— С разрешения вашей милости, я был бы признателен, если бы вы до перерыва позволили мне закончить эту часть моих аргументов.
Судья Виллис кивнул.
Алан приступил к анализу апелляционной процедуры, критикуя состав комиссии из трех человек, включая Эдгара Креймера и проводившего специальное дознание сотрудника иммиграционной службы Джорджа Тэмкинхила.
«Разве можно ожидать, чтобы комиссия в таком составе подвергла сомнению выводы своего ближайшего коллеги? С другой стороны, могла ли такая группа людей отклонить решение, объявленное самим министром иммиграции и гражданства в палате общин?» — задавал Алан риторические вопросы.
А. Р. Батлер, воздев руки, горячо воскликнул:
— Мой друг намеренно представляет дело в искаженном свете. Эта группа специально была создана с целью пересмотра...
Судья наклонился вперед. Судьи всегда ревниво относятся к административным судам — об этом Алану было отлично известно. Устремив взгляд на Креймера, он окончательно уразумел, что заставило его воспрепятствовать началу перерыва. Как ни говори, с его стороны дурно поддаваться порыву мстительной злобы, которой он никогда раньше не замечал за собой. А главное, для нее не было никакого повода: дело уже выиграно, и он знал это. С чувством тревоги Алан ждал последствий.
Заключительные тирады почти не доходили до сознания Креймера, отуманенного мучительной болью. Он молча умолял Алана закончить свою речь, надеясь на обещанный судьей перерыв.
Судья Виллис язвительно заметил:
— Насколько я понимаю, эта так называемая апелляция представляла собой не что иное, как простое штампование ведомством иммиграции собственного решения. Почему надо называть это апелляцией? — Устремив суровый взгляд на Креймера, судья продолжил: — Я заявляю представителю министерства иммиграции и гражданства, что суд питает серьезные сомнения...
Но Эдгар Креймер уже был не в силах слушать. Физическая боль, усилившиеся позывы помочиться истощили его терпение. Ум и тело не могли более ничего воспринимать. Согнувшись от боли, он отодвинул стул и устремился из зала.
— Остановитесь! — послышался резкий, повелительный окрик судьи.
Он не обратил внимания. Уже в коридоре, ускоряя шаги, он услышал голос судьи, обратившегося к А. Р. Батлеру: «Передайте этому должностному лицу... неуважение к суду... в другом подобном случае... штраф за оскорбление суда...» И тут же резкое восклицание: «Объявляется перерыв на пятнадцать минут!»

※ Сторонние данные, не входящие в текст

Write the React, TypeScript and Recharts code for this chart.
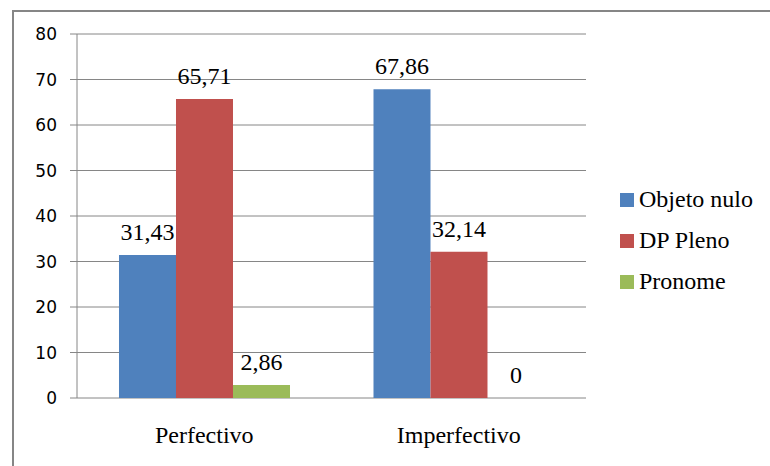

Перед глазами Креймера поплыли краткие хлесткие сообщения репортеров, которые будут немедленно переданы по телефону: «Сегодня в ходе слушания дела Дюваля в верховном суде Британской Колумбии Эдгар С. Креймер, директор департамента иммиграции, был обвинен в неуважении к суду. В то время, когда судья делал Креймеру критическое замечание, тот демонстративно покинул зал суда, игнорируя приказ судьи задержаться».
Такое появится во всех газетах и будет прочитано публикой, сослуживцами, подчиненными, начальством, министром иммиграции и самим премьер-министром.
Он никогда не сможет оправдаться.
Он знал, что его карьера кончена. Последуют выговоры, и если его оставят на службе, то без надежд на продвижение. Ему будут поручать менее ответственную работу, уважения убавится. А может быть, с ним поступят иначе: потребуют медицинского освидетельствования, после чего попросят уйти в отставку.
Наклонившись вперед, он прислонился лбом к прохладной стене туалета, с трудом удерживая безутешные слезы.
Том Льюис спросил:
— Ну и что дальше?
— Если хочешь знать,— ответил Алан,— то я сам в недоумении.
Они стояли на ступенях парадной лестницы верховного суда. День, переваливший на вторую половину, был необыкновенно теплым и не по сезону солнечным. Пятнадцать минут назад суд вынес благоприятный вердикт. Согласно приговору, Анри Дюваль не подлежал депортации на корабль, поэтому сегодня вечером он не отправится в плавание на теплоходе «Вастервик». Приговор был встречен аплодисментами, которые судья Виллис остановил сдержанным жестом. Алан задумчиво сказал:
— Анри еще не является законным иммигрантом, и полагаю, его в конце концов могут выслать в Ливан, где он пробрался на теплоход. Но я не думаю, что правительство пойдет на это.
— Я тоже так считаю,— согласился Том.— Вот глядя на Анри, не скажешь, что его гложут заботы.
Они посмотрели на лестничную площадку, где в окружении плотного кольца репортеров, фотокорреспондентов и поклонников стоял Анри Дюваль. Среди них было несколько женщин. Бывший скиталец с удовольствием позировал фотографам, улыбаясь и выпячивая грудь.